A: London, England, United Kingdom
In 1869 Charles Kastenbein received British Patent Number 2031 for his Improvements in Apparatus or Machinery for Composing and Distributing Type. At the time Kastenbein was living in Paris so his patent was filed under the name of his agent, Charles Denton Abel. The images associated with the specification were unusually clear; they are reproduced with this database entry. By 1872 Kastenbeing moved to London. Once an English resident, he received a much more detailed patent No. 2864 with the same title as his patent of 1869. The second patent included 6 very large fold-out diagrams showing every aspect of his machines.

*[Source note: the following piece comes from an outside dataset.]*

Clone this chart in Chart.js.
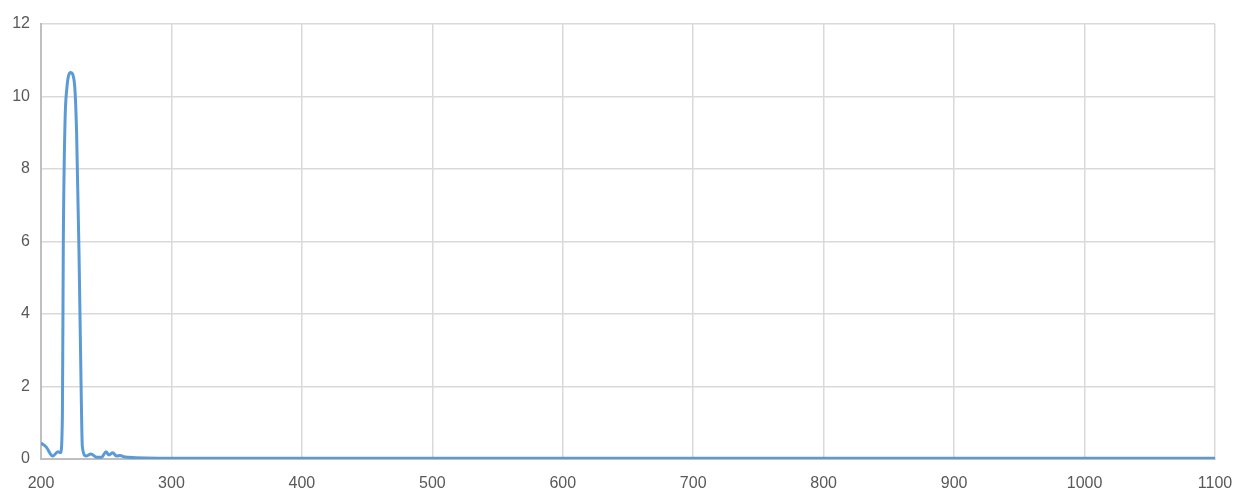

Kastenbein's typesetting and distributing machines stand out among the typesetting and distributing machines of the period before Linotype and Monotype because we know that they were extensively used for at least a decade or two. About 1870 Kastenbein's machines were installed at The Times newspaper in London. The manufacturers of the machines demonstrated them at the Caxton Celebration of 1877 and advertised them in the exhibition catalogue sold at the exhibition. According to the advertisements, operators using these machines could compose at the rate of 6,000-8,000 per hour and distribute at 4,000-5,000 characters per hour. Apparently the machines were quite efficient, and were used at The Times up to at least 1916 since Legros & Grant, Typographical Printing Surfaces (1916) pp. 1103-07 state:
"The Kastenbein Composing Machine invented prior to 1870 was brought into practical working form at the Times Printing Office, and with some modifications there introduced, is used for composing almost the whole of The Times and many other publications printed in the Times Office...."
According to The Times' Printing in the Twentieth Century: A Survey (1930) p. 17 Kastenbein perfected his machine in 1879, increasing typesetting speed considerably:
"This [Kastenbein's] machine could set up 298 lines of The Times, amounting to nearly 17,000 separate types, in an hour. The principle of it was that of a magazine of separate types, from which, on the pressure of a finger-key, each type as required was released and put in its right place in the line being composed. Types thus set up had to be distributed, that is, returned each to its proper place in the case on the composing machine after the printing was done. Several efforts were made to devise a machine that would would do this satisfactorily by means of nicks in the type; but in the end it was found that the quickest and surest method of distribution was through the melting pot. It took less time and cost less money to melt used type down at once and cast it all fresh for each printing than to distribute it that it could be used again...."
According to the 1930 book, The Times eventually replaced the Kastenbein machines with a variety of different hot metal devices, including Linotype and Monotype.